When the fears of “what if X or Y” start circulating, I set the bar really low and tried to remind myself that this transition won’t kill me. For example, the moment before I gave my two weeks notice at work, I sat at my cubicle hunched over with nausea, my heart racing and mind spinning with fears.
Finally, I asked myself: “If I take this step, will I become homeless or die?” I decided I’d probably live, but homeless? Maybe… So I texted my best friend to ask her not to let me become homeless. No really, I did. She reassured me I’d be okay. “Okay then Julie, proceed.”
Thank you for your support!
So that’s a bit of how I reached where I am today, sitting on cloud nine. However, while I wanted to showcase some of the mental coping skills I learned along the way, in case they resonate with you, I feel like this post became all about me, as if I did all this alone in my silly little head. That’s so not the case. My silly little head was just part of the story.
As they say, it’s team work that makes the dream work. I’m extremely grateful for Project Sleep’s dream team of donors, supporters and volunteers. It’s the inspiring people I get to work with everyday that make this such a meaningful and beautiful experience.
In addition, thank you to mentors like Susannah and Dennis who generously gave their time to me over this past year to help me advance Project Sleep. On a call with Dennis last fall, he said, “You have permission to do this.” While he was probably referring to the project we were brainstorming, it hit me as exactly what I needed to hear on a higher level. So for anyone who needs to hear the same, I’m happy to give you an official permission slip too!

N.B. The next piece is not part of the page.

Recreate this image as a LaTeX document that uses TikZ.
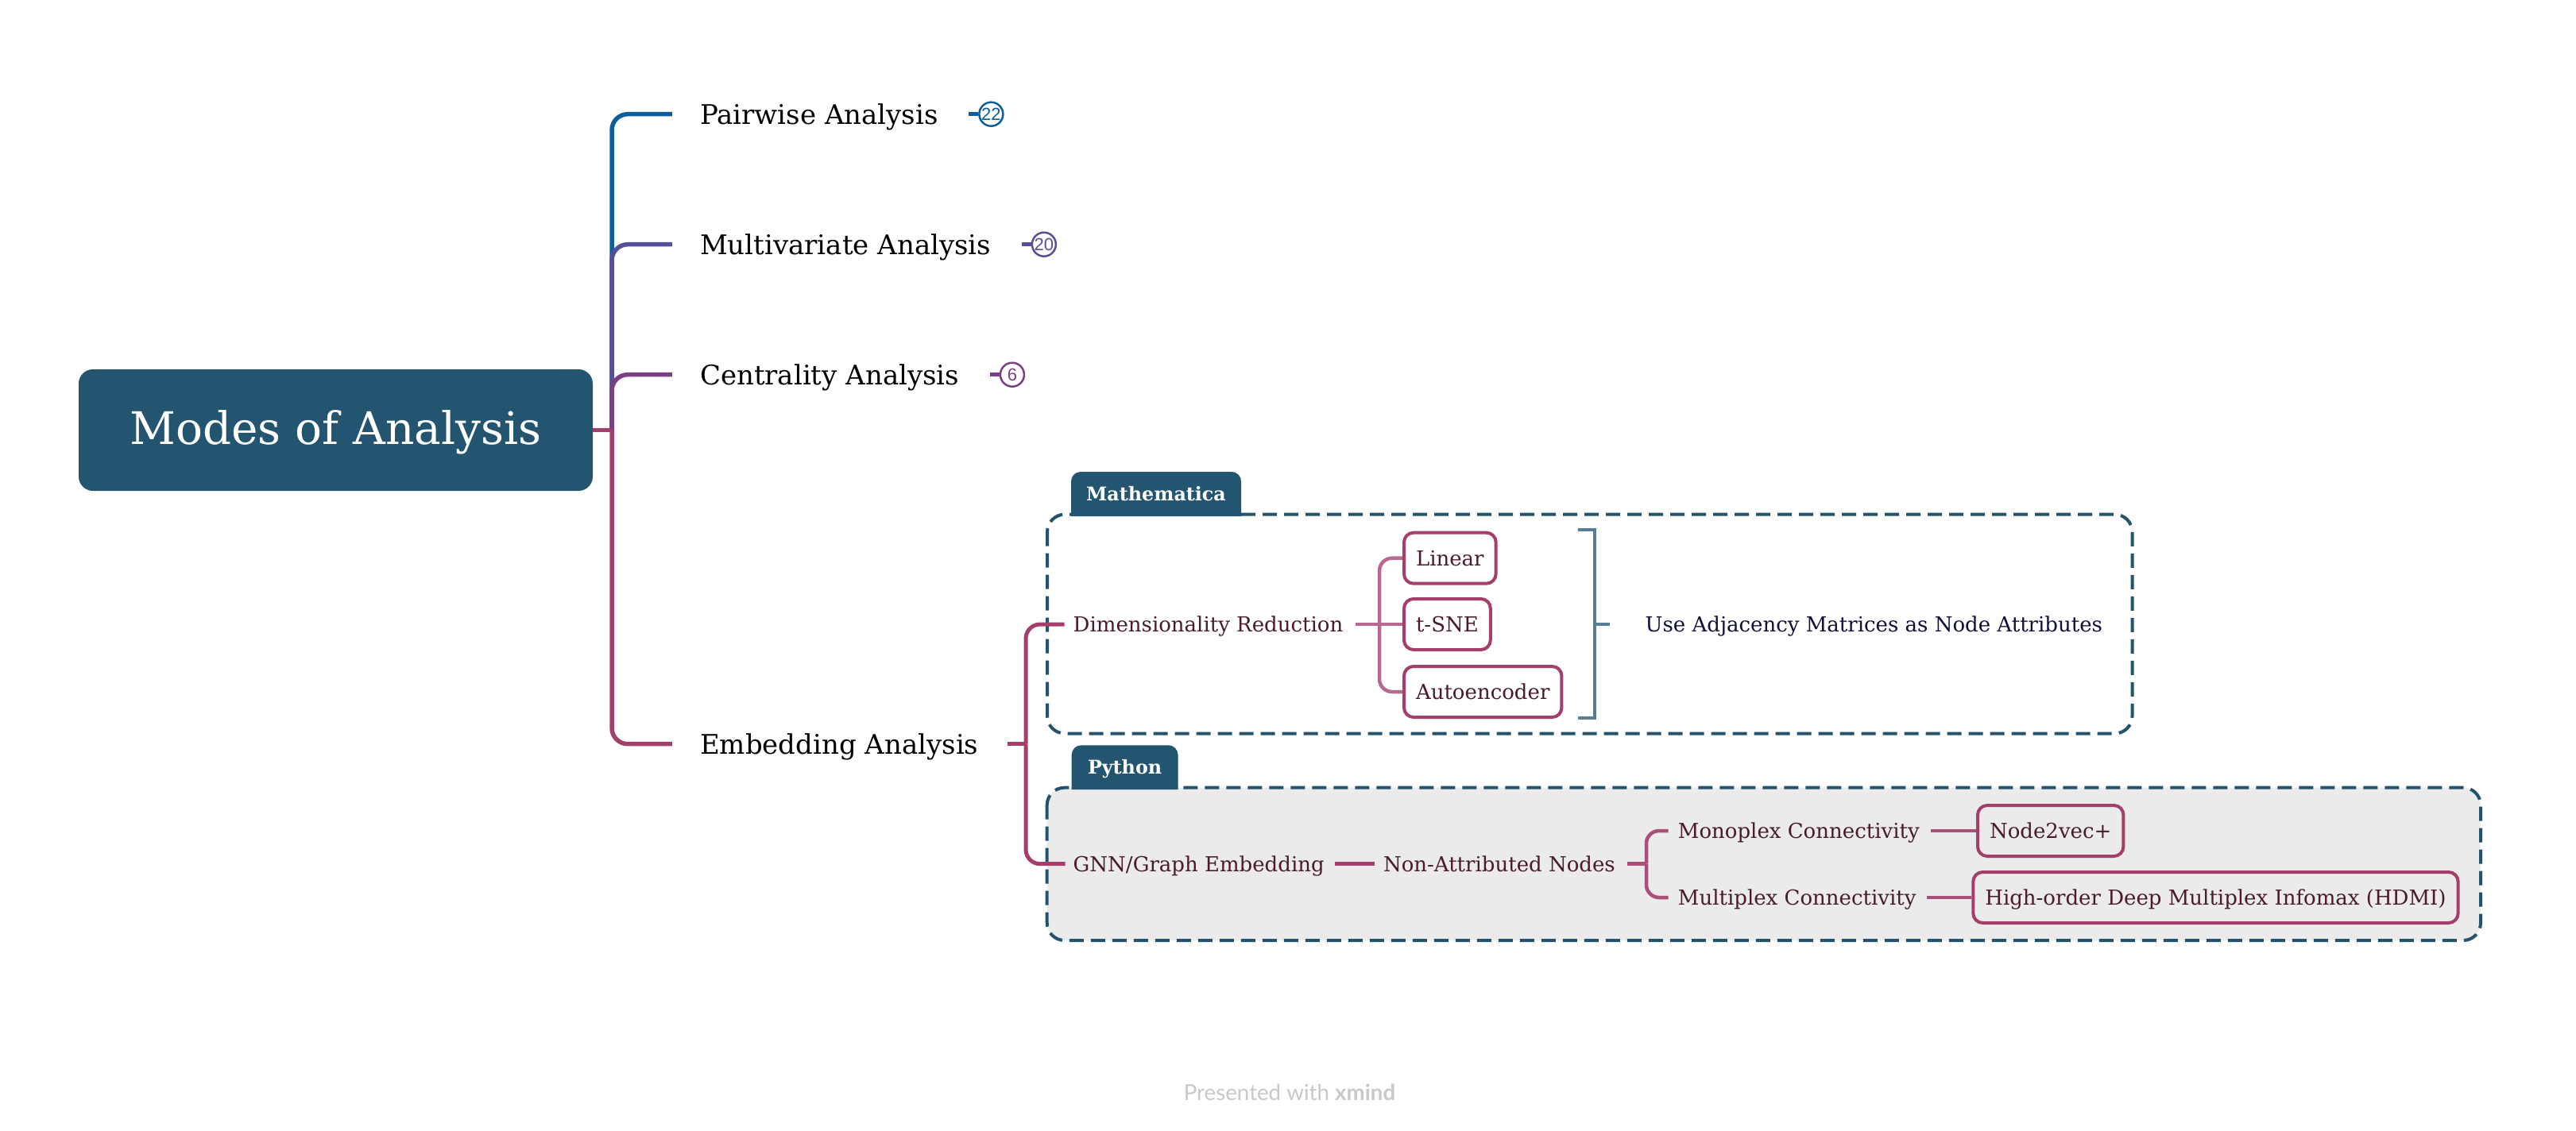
\documentclass[tikz,border=0pt]{standalone}
\usepackage{fontspec}
\setmainfont{DejaVu Serif}
\newfontfamily\badgefont{Liberation Sans}
\newfontfamily\wmfont{Lato}
\usetikzlibrary{calc}
\definecolor{rootc}{HTML}{235570}
\definecolor{cblue}{HTML}{0D5E9D}
\definecolor{cpurp}{HTML}{574F9B}
\definecolor{cviol}{HTML}{7C3F86}
\definecolor{ccrim}{HTML}{A33F6A}
\definecolor{cmid}{HTML}{A8507A}
\definecolor{cpink}{HTML}{B8698F}
\definecolor{cframe}{HTML}{24536D}
\definecolor{cbrack}{HTML}{587E97}
\definecolor{ctext}{HTML}{4A1B2D}
\definecolor{cnavy}{HTML}{10103A}
\definecolor{cgray}{HTML}{EBEBEB}
\definecolor{cwm}{HTML}{C8C8C8}
\newcommand\fmain{\fontsize{34}{40}\selectfont}
\newcommand\fsub{\fontsize{26}{31}\selectfont}
\newcommand\froot{\fontsize{56.5}{66}\selectfont}
\newcommand\ftab{\bfseries\fontsize{23.8}{28}\selectfont}
\tikzset{
  rootbox/.style={fill=rootc, text=white, rounded corners=18pt, minimum width=647pt, minimum height=153pt, inner sep=0pt, font=\froot, text height=41.2pt, text depth=5pt},
  mainlab/.style={anchor=west, inner sep=0pt, font=\fmain, text=black, text height=24.8pt, text depth=0pt},
  sublab/.style={anchor=west, inner sep=0pt, font=\fsub, text=ctext, text height=19pt, text depth=0pt},
  leafbox/.style={sublab, draw=ccrim, line width=4pt, rounded corners=12pt, inner xsep=15pt, minimum height=64pt},
  badge/.style={circle, draw=#1, text=#1, line width=2.5pt, minimum size=30pt, inner sep=0pt, font=\badgefont\fontsize{22}{22}\selectfont},
  branch/.style={line width=5.5pt, rounded corners=20pt},
  branchb/.style={line width=5pt, rounded corners=18pt},
  branchc/.style={line width=4.5pt, rounded corners=16pt},
  stubline/.style={line width=5pt},
  frame/.style={draw=cframe, line width=4pt, dash pattern=on 18pt off 9pt, rounded corners=22pt},
  tabtext/.style={text=white, font=\ftab, inner sep=0pt, text height=17.4pt, text depth=0pt},
  bracket/.style={draw=cbrack, line width=4pt}
}
\begin{document}
\begin{tikzpicture}[x=1pt,y=-1pt]
\useasboundingbox (0,0) rectangle (3242,1424);
\fill[white] (0,0) rectangle (3242,1424);

% group frames
\draw[frame, fill=white] (1318,647.7) rectangle (2683.5,923.5);
\draw[frame, fill=cgray] (1317.7,991.7) rectangle (3122,1184);
\fill[rootc] (1348,650) [rounded corners=12pt] -- (1348,594) -- (1562,594) [sharp corners] -- (1562,650) -- cycle;
\fill[rootc] (1348.7,994) [rounded corners=12pt] -- (1348.7,938.3) -- (1482.5,938.3) [sharp corners] -- (1482.5,994) -- cycle;
\node[tabtext] (mtab) at (1455,621.9) {Mathematica};
\node[tabtext] (ptab) at (1415.6,966) {Python};

% nodes
\node[rootbox] (root) at (422.5,541.5) {Modes of Analysis};
\node[mainlab] (pa) at (880.8,143.7) {Pairwise Analysis};
\node[mainlab] (mv) at (880.8,307.7) {Multivariate Analysis};
\node[mainlab] (ce) at (880.8,471.7) {Centrality Analysis};
\node[mainlab] (em) at (880.8,936.7) {Embedding Analysis};
\node[badge=cblue] (b1) at ($(pa.east)+(66.5,0)$) {22};
\node[badge=cpurp] (b2) at ($(mv.east)+(66.5,0)$) {20};
\node[badge=cviol] (b3) at ($(ce.east)+(66.5,0)$) {6};

\node[sublab] (dim) at (1350.5,786) {Dimensionality Reduction};
\node[leafbox] (lin) at (1765,702.7) {Linear};
\node[leafbox] (tsne) at (1765,786) {t-SNE};
\node[leafbox] (auto) at (1765,871) {Autoencoder};
\node[sublab, text=cnavy] (use) at (2070.5,786) {Use Adjacency Matrices as Node Attributes};

\node[sublab] (gnn) at (1350.5,1087.7) {GNN/Graph Embedding};
\node[sublab] (non) at (1740.8,1087.7) {Non-Attributed Nodes};
\node[sublab] (mono) at (2111.7,1046) {Monoplex Connectivity};
\node[sublab] (mult) at (2111.7,1130) {Multiplex Connectivity};
\node[leafbox] (n2v) at (2487,1046) {Node2vec+};
\node[leafbox] (hdmi) at (2481.3,1130) {High-order Deep Multiplex Infomax (HDMI)};

\node[font=\wmfont\fontsize{27.7}{28}\selectfont, text=cwm, inner sep=0pt] (wm) at (1623,1375) {Presented with \textbf{xmind}};

% main branches
\coordinate (t1) at (770,541.5);
\draw[branch, cblue] (t1) |- ([xshift=-35pt]pa.west);
\draw[branch, cpurp] (t1) |- ([xshift=-35pt]mv.west);
\draw[branch, cviol] (t1) |- ([xshift=-35pt]ce.west);
\draw[branch, ccrim] (t1) |- ([xshift=-35pt]em.west);
\draw[stubline, ccrim] (root.east) -- (t1);

% badge stubs
\draw[stubline, cblue] ([xshift=-12pt]b1.west) -- (b1.west);
\draw[stubline, cpurp] ([xshift=-12pt]b2.west) -- (b2.west);
\draw[stubline, cviol] ([xshift=-12pt]b3.west) -- (b3.west);

% embedding sub-branches
\coordinate (t2) at (1291,936.7);
\draw[stubline, ccrim] ([xshift=36pt]em.east) -- (t2);
\draw[branchb, ccrim] (t2) |- ([xshift=-11pt]dim.west);
\draw[branchb, ccrim] (t2) |- ([xshift=-10pt]gnn.west);

% dimensionality reduction
\coordinate (t3) at (1736,786);
\draw[branchc, cpink] ([xshift=15pt]dim.east) -- (tsne.west);
\draw[branchc, cpink] (t3) |- (lin.west);
\draw[branchc, cpink] (t3) |- (auto.west);
\draw[bracket] (1986,667) -- (2007,667) -- (2007,904) -- (1986,904);
\draw[bracket] (2007,786) -- ([xshift=-45pt]use.west);

% python
\draw[branchc, ccrim] ([xshift=13pt]gnn.east) -- ([xshift=-11pt]non.west);
\coordinate (t4) at (2072,1087.7);
\draw[branchc, cmid] ([xshift=15pt]non.east) -- (t4);
\draw[branchc, cmid] (t4) |- ([xshift=-12pt]mono.west);
\draw[branchc, cmid] (t4) |- ([xshift=-12pt]mult.west);
\draw[branchc, cmid] ([xshift=14pt]mono.east) -- (n2v.west);
\draw[branchc, cmid] ([xshift=13pt]mult.east) -- (hdmi.west);
\end{tikzpicture}
\end{document}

Lastly, thank you readers for following along, some of you for 8.5 years now, since November 2009 when I hit “publish” on my first post, announcing to the world: “Hi, I’m Julie Flygare and I’m a woman living with narcolepsy.”
What a journey it’s been… I hope to continue making you and this community proud. Also, I plan on blogging a lot more this year! You may even get sick of me. Imagine that!